Janet Ceja and Harrison Inefuku Awarded Mosaic Scholarships

SAA has awarded its new Mosaic Scholarship to two minority students pursuing graduate education in archival science: Janet Ceja of the University of Pittsburgh and Harrison Inefuku of the University of British Columbia. The Mosaic Scholarship provides $5,000 in financial aid and offers mentoring support to encourage students to pursue a career as an archivist.

The Mosaic Scholarship was established in 2008 by SAA to promote diversification of the American archives profession. The award is given to applicants who demonstrate potential for scholastic and personal achievement and who manifest a commitment both to the archives profession and to advancing diversity concerns within it. Ceja and Inefuku are the first recipients of the scholarship.

Ceja is enrolled as a second-year PhD candidate in the Library and Information Science program at the University of Pittsburgh. She entered Pitt’s archival studies program in 2007 after working as a film archivist in Los Angeles. Ceja says she will focus her dissertation research on “archival methodologies used by Latinos as a tool of social practice and resistance. My work raises questions about the development of archives by this group but at the same time, seeks to help attract underrepresented populations to archival work.”

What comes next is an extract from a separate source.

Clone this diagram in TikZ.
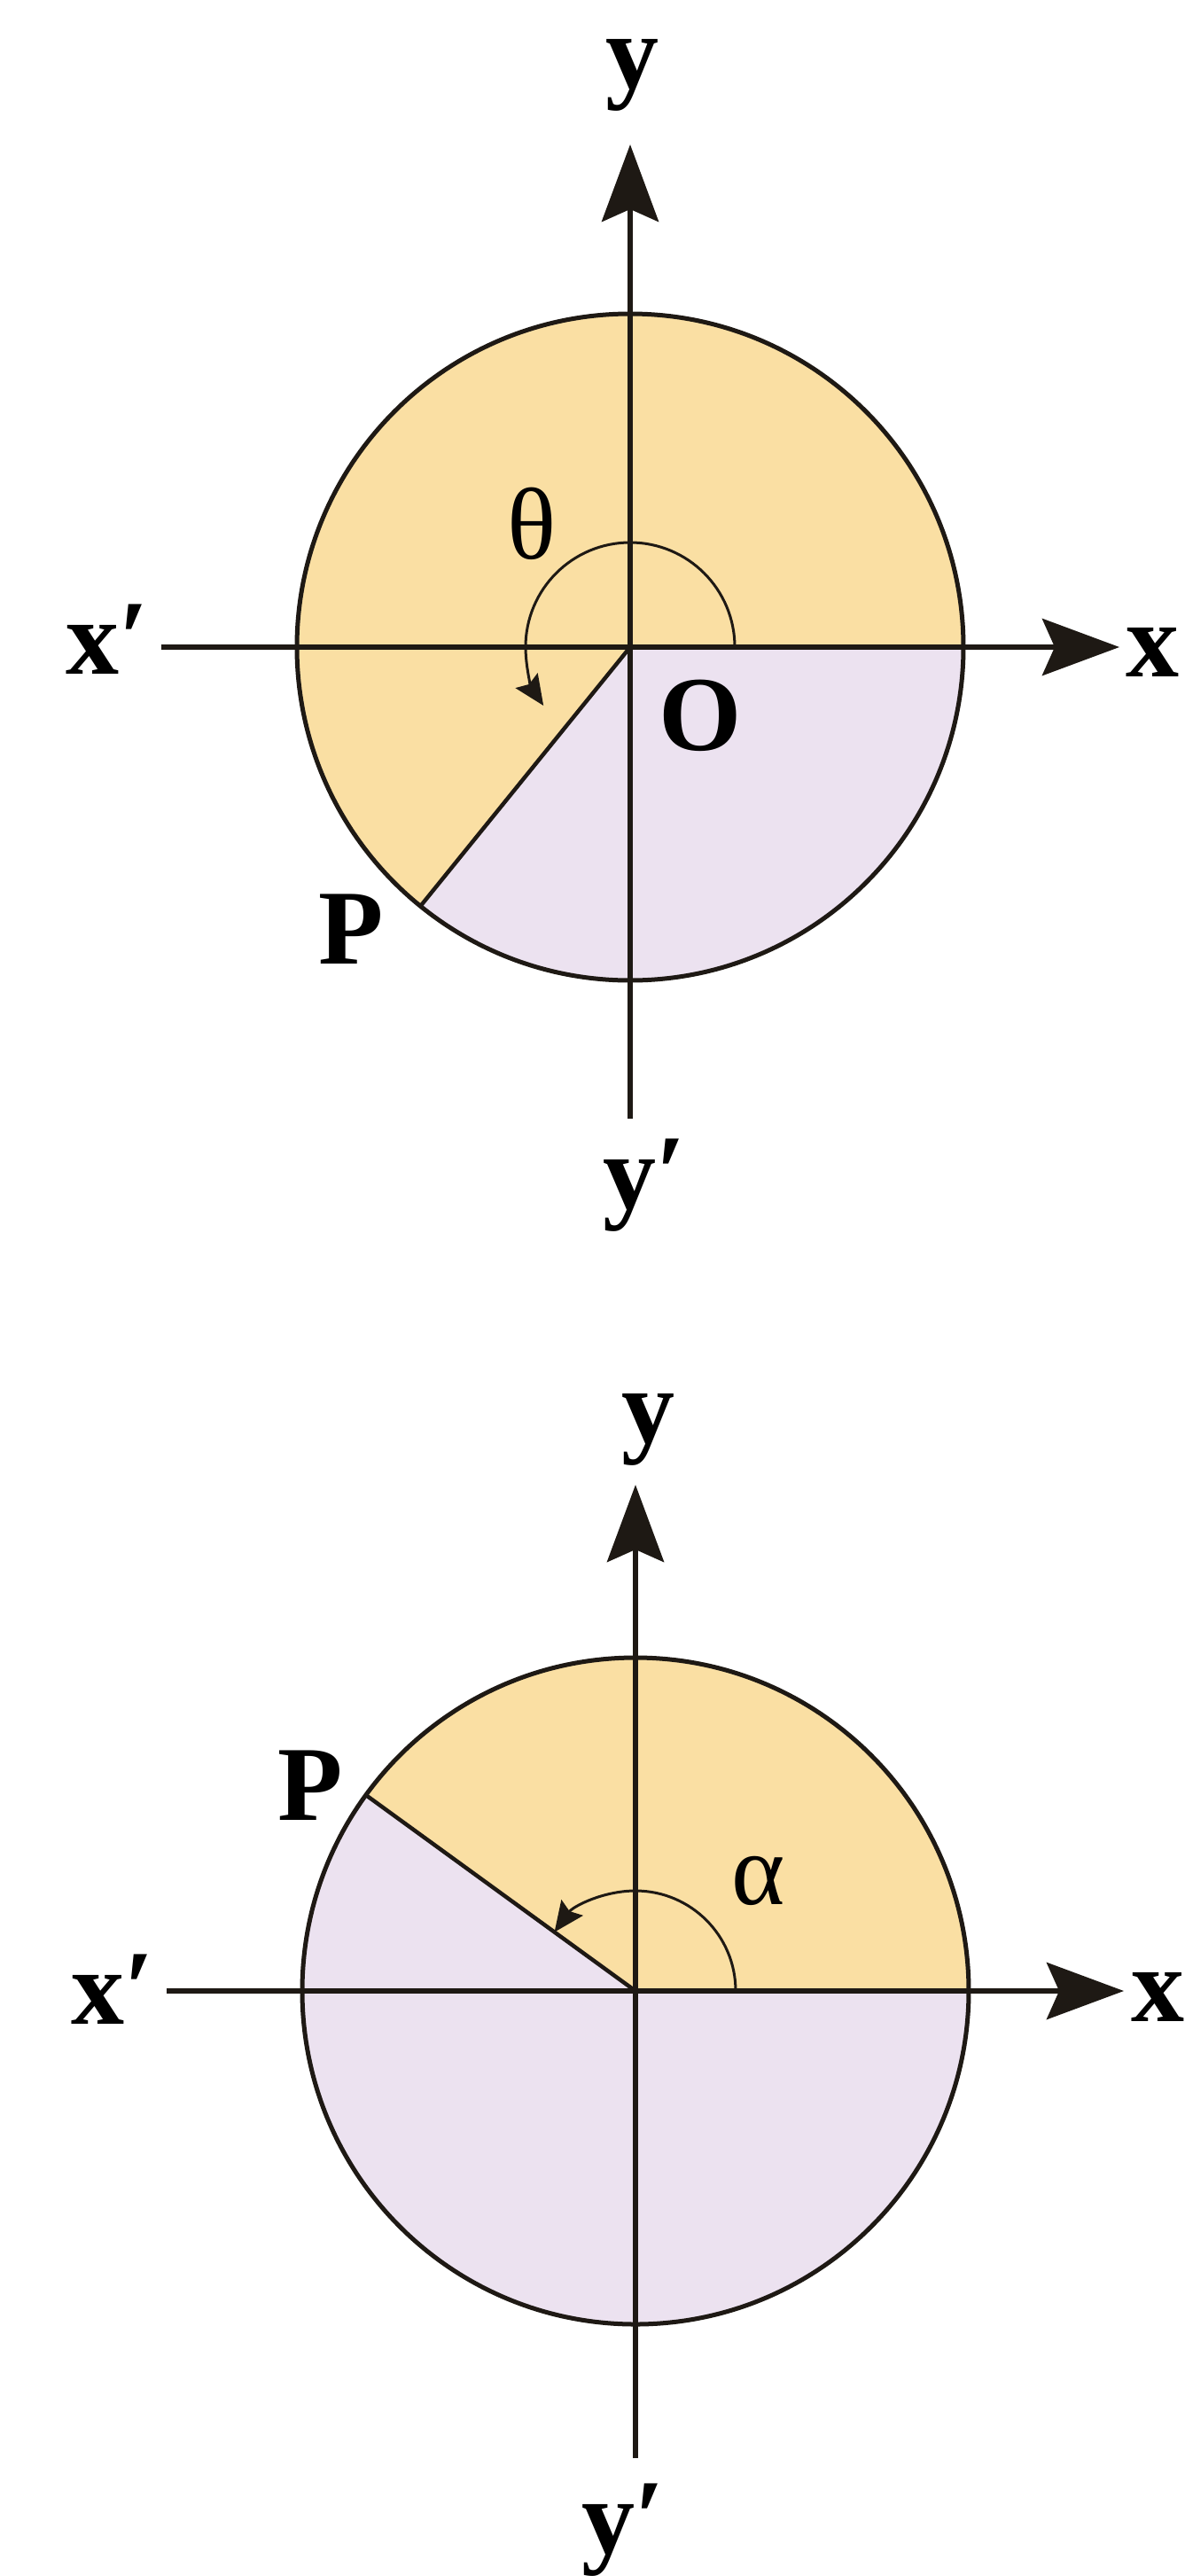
\documentclass[tikz,border=0pt]{standalone}
\usepackage{fontspec}
\setmainfont{Liberation Serif}
\usetikzlibrary{arrows.meta}
\definecolor{orangefill}{RGB}{250,223,163}
\definecolor{lavfill}{RGB}{236,226,240}
\definecolor{inkline}{RGB}{30,25,20}
\newcommand{\lblfont}{\fontsize{120}{120}\selectfont\bfseries}
\newcommand{\grkfont}{\fontsize{115}{115}\selectfont}
\begin{document}
\begin{tikzpicture}[x=1pt,y=1pt,
  axisline/.style={line width=6pt,draw=inkline,-{Stealth[length=87pt,width=64pt,inset=14pt]}},
  circline/.style={line width=5pt,draw=inkline},
  rayline/.style={line width=4.5pt,draw=inkline},
  anglearc/.style={line width=3pt,draw=inkline,-{Stealth[length=34pt,width=30pt,inset=5pt]}},
  lbl/.style={inner sep=0pt,anchor=base,font=\lblfont,text=black},
  grk/.style={inner sep=0pt,anchor=base,font=\grkfont,text=black}]
\useasboundingbox (0,0) rectangle (1336,-2906);
\fill[white] (0,0) rectangle (1336,-2906);
% ---------- top figure ----------
\coordinate (O1) at (711,-730);
\coordinate (P1) at ([shift={(231:376)}]O1);
\coordinate (A1) at ([shift={(0:118)}]O1);
\coordinate (X1a) at (182,-730);
\coordinate (X1b) at (1263,-730);
\coordinate (Y1a) at (711,-1262);
\coordinate (Y1b) at (711,-163);
\fill[orangefill] (O1) -- ([shift={(0:376)}]O1) arc[start angle=0,end angle=231,radius=376] -- cycle;
\fill[lavfill] (O1) -- (P1) arc[start angle=231,end angle=360,radius=376] -- cycle;
\draw[circline] (O1) circle[radius=376];
\draw[rayline] (O1) -- (P1);
\draw[axisline] (X1a) -- (X1b);
\draw[axisline] (Y1a) -- (Y1b);
\draw[anglearc] (A1) arc[start angle=0,end angle=214,radius=118];
\node[lbl] (ylab1) at (713,-100) {y};
\node[lbl] (xlab1) at (1300,-763) {x};
\node[lbl] (xplab1) at (121,-760) {x\char"2032};
\node[lbl] (yplab1) at (727,-1363) {y\char"2032};
\node[lbl] (plab1) at (396,-1087) {P};
\node[lbl] (olab1) at (790,-846) {O};
\node[grk] (thlab) at (600,-630) {θ};
% ---------- bottom figure ----------
\coordinate (O2) at (717,-2246);
\coordinate (P2) at ([shift={(144:376)}]O2);
\coordinate (A2) at ([shift={(0:113)}]O2);
\coordinate (X2a) at (188,-2246);
\coordinate (X2b) at (1268,-2246);
\coordinate (Y2a) at (717,-2773);
\coordinate (Y2b) at (717,-1675);
\fill[orangefill] (O2) -- ([shift={(0:376)}]O2) arc[start angle=0,end angle=144,radius=376] -- cycle;
\fill[lavfill] (O2) -- (P2) arc[start angle=144,end angle=360,radius=376] -- cycle;
\draw[circline] (O2) circle[radius=376];
\draw[rayline] (O2) -- (P2);
\draw[axisline] (X2a) -- (X2b);
\draw[axisline] (Y2a) -- (Y2b);
\draw[anglearc] (A2) arc[start angle=0,end angle=144,radius=113];
\node[lbl] (ylab2) at (731,-1627) {y};
\node[lbl] (xlab2) at (1306,-2280) {x};
\node[lbl] (xplab2) at (127,-2283) {x\char"2032};
\node[lbl] (yplab2) at (703,-2880) {y\char"2032};
\node[lbl] (plab2) at (350,-2053) {P};
\node[grk] (allab) at (856,-2148) {α};
\end{tikzpicture}
\end{document}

Inefuku is a graduate student in the joint master of archival studies and master of library and information studies program at the University of British Columbia in Vancouver. He earned an undergraduate degree in graphic design from the University of the Pacific in Stockton, California. “My primary research interest lies in the position of the National Archives of South Africa (and its predecessor) within the apartheid government and in post-apartheid South Africa,” says Inefuku.

In addition to the scholarship, awardees will receive a one-year membership in SAA and complimentary registration to the 2009 Joint Annual Meeting of SAA and the Council of State Archivists this August in Austin, Texas.